SEHV, TİLÂVET VE ŞÜKÜR SECDELERİ
Sehv, yanılma secdesi

Namaz kılan, namazda farz olan bir şeyi, bilerek veya unutarak terk ederse, namazı bozulur. Eğer bir vâcibi, unutarak terk ederse, namazı bozulmaz. Fakat sehv secdesi yapması lâzım olur. Eğer kasten terk ederse, namazı bozulmaz. Fakat noksan olur. Secde-i sehv vâcib olmaz. Yeniden kılması vâcib olur. Kılmazsa günahkâr olur. Eğer bir sünneti kasten terk ederse, günah olur. Fakat namazı bozulmaz. Unutarak terk ederse secde-i sehv gerekmez.

Namazda birkaç kere secde-i sehv îcâb etse bir kere yapmak yetişir. İmâmın yanılması, kendisine uyanların da secde-i sehv yapmalarını gerektirir. İmâma uyan yanılırsa, kendisi imâmdan ayrı secde-i sehv yapmaz.

Secde-i sehvi yapmak için, tehıyyat okunup, bir tarafa selâm verildikten sonra, iki secde yapıp oturulur ve (Tehıyyât), (Salli ve bârik), (Rabbenâ) duâları okunarak namaz tamamlanır. İki tarafa selâm verdikten sonra veya hiç selâm vermeden de secde-i sehv yapılabilir.

Namazda oniki şeyin değişmesi, az ve çok yapılması secde-i sehve sebep olur:

1- Oturması lâzım gelen yerde kalkmak.

2- Kalkması gereken yerde oturmak.

3- Sesli okuması îcâbeden yerde, yavaş okumak.

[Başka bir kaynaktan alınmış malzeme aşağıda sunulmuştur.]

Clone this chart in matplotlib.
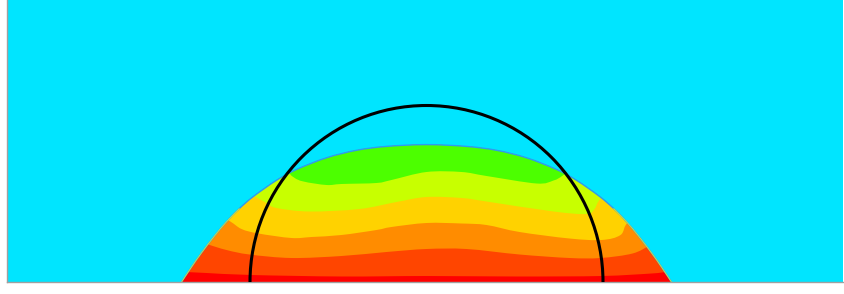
import numpy as np
import matplotlib
matplotlib.use("Agg")
import matplotlib.pyplot as plt
from matplotlib.patches import Circle, PathPatch
from matplotlib.path import Path

# ---- data (domain units, arbitrary length scale) ----
X_MIN, X_MAX = -419.5, 416.5
Y_MIN, Y_MAX = 0.0, 282.0

# droplet (dome) half profile: horizontal offset from centre -> height
DOME_HALF_X = [0, 40, 70, 100, 130, 150, 173, 187, 200, 212, 225, 235, 245]
DOME_HALF_H = [137.4, 135.6, 131.7, 124.2, 112.5, 101.7, 85.6, 73.6, 60.3, 46.1, 29.2, 15, 0]

# reference circle
CIRCLE_R = 176.5

# contour band boundaries (bottom -> top)
B1_X = [-260, -240, -220, -175, -85, 0, 90, 175, 225, 240, 260]
B1_Y = [11, 10, 9, 7, 5.5, 6, 5.5, 6, 8.5, 10, 11]

B2_X = [-260, -245, -221, -200, -177, -135, -85, -40, 0, 40, 93, 143, 174, 206, 224, 245, 260]
B2_Y = [48, 48, 38.5, 32, 27.5, 24, 26, 30, 33, 33, 27.5, 24, 24, 28.5, 37, 48, 48]

B3_X = [-260, -230, -199, -185, -168, -135, -115, -85, -50, -35, 0, 35, 60, 93, 143, 175, 194, 202, 230, 260]
B3_Y = [75, 75, 62, 53, 48.5, 44, 45, 47, 52, 55, 59, 58.5, 57, 50, 43.5, 42, 47, 60, 75, 75]

B4_X = [-260, -200, -171, -160, -150, -117, -67, -30, 0, 35, 60, 127, 160, 168, 175, 200, 260]
B4_Y = [100, 100, 85, 79, 74, 70.5, 73, 80, 85, 84, 80.5, 70.5, 68, 73, 84, 100, 100]

B5_X = [-260, -160, -134, -123, -100, -85, -50, -35, 0, 35, 60, 110, 127, 137, 160, 260]
B5_Y = [125, 125, 105.5, 100.5, 97, 98, 99, 102, 110, 110, 106, 98.5, 101.5, 107, 125, 125]

BOUNDARIES = [(B1_X, B1_Y), (B2_X, B2_Y), (B3_X, B3_Y), (B4_X, B4_Y), (B5_X, B5_Y)]
BAND_COLORS = ["#FF0000", "#FF4500", "#FF8C00", "#FFD200", "#C8FF00", "#4CFF00"]
BG_COLOR = "#00E5FF"


def smooth_path_codes(px, py):
    """Vertices/codes of a smooth (Catmull-Rom as cubic Bezier) curve through the points."""
    P = np.column_stack([px, py]).astype(float)
    n = len(P)
    verts = [P[0]]
    codes = [Path.MOVETO]
    for i in range(n - 1):
        p0 = P[i - 1] if i > 0 else P[i]
        p1 = P[i]
        p2 = P[i + 1]
        p3 = P[i + 2] if i + 2 < n else P[i + 1]
        c1 = p1 + (p2 - p0) / 6.0
        c2 = p2 - (p3 - p1) / 6.0
        verts += [c1, c2, p2]
        codes += [Path.CURVE4] * 3
    return verts, codes


# ---- figure ----
W, H = 844, 294
fig = plt.figure(figsize=(W / 100, H / 100), dpi=100)
ax = fig.add_axes([7 / W, 12 / H, 836 / W, 282 / H])
ax.set_xlim(X_MIN, X_MAX)
ax.set_ylim(Y_MIN, Y_MAX)
ax.set_facecolor(BG_COLOR)
ax.set_xticks([])
ax.set_yticks([])
for s in ["top", "right"]:
    ax.spines[s].set_visible(False)
for s in ["left", "bottom"]:
    ax.spines[s].set_color("#A0A0A0")
    ax.spines[s].set_linewidth(1.0)

hx = np.array(DOME_HALF_X, dtype=float)
hh = np.array(DOME_HALF_H, dtype=float)
dome_x = np.concatenate([-hx[::-1], hx[1:]])
dome_y = np.concatenate([hh[::-1], hh[1:]])

dv, dc = smooth_path_codes(dome_x, dome_y)
dome_path = Path(dv + [dv[0]], dc + [Path.CLOSEPOLY])
dome = PathPatch(dome_path, facecolor=BAND_COLORS[0], edgecolor="none", zorder=1)
ax.add_patch(dome)

for i, (bx, by) in enumerate(BOUNDARIES):
    v, c = smooth_path_codes(bx, by)
    v = v + [np.array([bx[-1], Y_MAX + 10]), np.array([bx[0], Y_MAX + 10]), v[0]]
    c = c + [Path.LINETO, Path.LINETO, Path.CLOSEPOLY]
    band = PathPatch(Path(v, c), facecolor=BAND_COLORS[i + 1], edgecolor="none", zorder=2 + i)
    ax.add_patch(band)
    band.set_clip_path(dome)

# interface outline
outline = PathPatch(Path(dv, dc), facecolor="none", edgecolor="#2E9BF0", lw=1.0, zorder=10)
ax.add_patch(outline)
lv, lc = smooth_path_codes(dome_x[:6], dome_y[:6])
rv, rc = smooth_path_codes(dome_x[-6:], dome_y[-6:])
for v, c in [(lv, lc), (rv, rc)]:
    ax.add_patch(PathPatch(Path(v, c), facecolor="none", edgecolor="#D8E830", lw=0.6, zorder=11))

circ = Circle((0, 0), CIRCLE_R, fill=False, edgecolor="black", lw=2.2, zorder=20)
ax.add_patch(circ)

fig.savefig("out.png", dpi=100)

4- Yavaş okuması gereken yerde, sesli okumak.

5- Duâ okunacak yerde, Kur’ân-ı kerîmden okumak.

6- Kur’ân-ı kerîmden okunacak yerde duâ okumak. Meselâ, Fâtiha sûresi yerine Ettehıyyâtü duâsını okumak gibi. Burada Fâtiha terk edilmiş oluyor.

7- Namazı tamamlamadan selâm vermek.

8- İlk iki rek’atte, Fâtihadan sonra zamm-ı sûre okumamak.

9- Bayram namazı tekbîrlerini terk etmek.

10- Vitr namazında kunut duâsını terk etmek.

Tilâvet secdesi

Kur’ân-ı kerîmde ondört yerde, secde âyeti vardır. Bunlardan birini okuyanın veya işitenin, mânâsını anlamasa da, bir secde yapması vâcibdir. Secde âyetlerini yazan, heceleyen secde yapmaz.

Dağlardan, çöllerden ve başka yerlerden aksedip, geri gelen sadâyı işitenlerin ve kuştan işitenlerin secde etmesi vâcib olmaz. İnsan sesi olması lâzımdır. Radyodan işitilen sesin, insan sesi olmayıp, hâfızın sesine benzeyen, cansız âlet sesidir. Bunun için radyodan ve teypten okunan secde âyetlerini işitenin tilâvet secdesi yapması vâcib olmaz.

Tilâvet secdesi yapmak için abdestli olarak, kıbleye karşı ayakta durup, elleri kulaklara kaldırmadan “Allahü ekber” diyerek secdeye yatılır. Üç kere “Sübhâne rabbiyel a’lâ” denir. Sonra “Allahü ekber” deyip secdeden kalkınca secde-i tilâvet tamam olur. Önce niyet etmek lâzımdır. Niyetsiz kabûl olmaz.

Şükür secdesi

Tilâvet secdesi gibidir. Kendisine ni’met gelen veya bir dertten kurtulan kimsenin, Allahü teâlâ için (secde-i şükür) yapması müstehabdır. Secdede önce (Elhamdülillah) der. Sonra secde tesbihini okur. Namazdan sonra secde yapmak mekruhtur.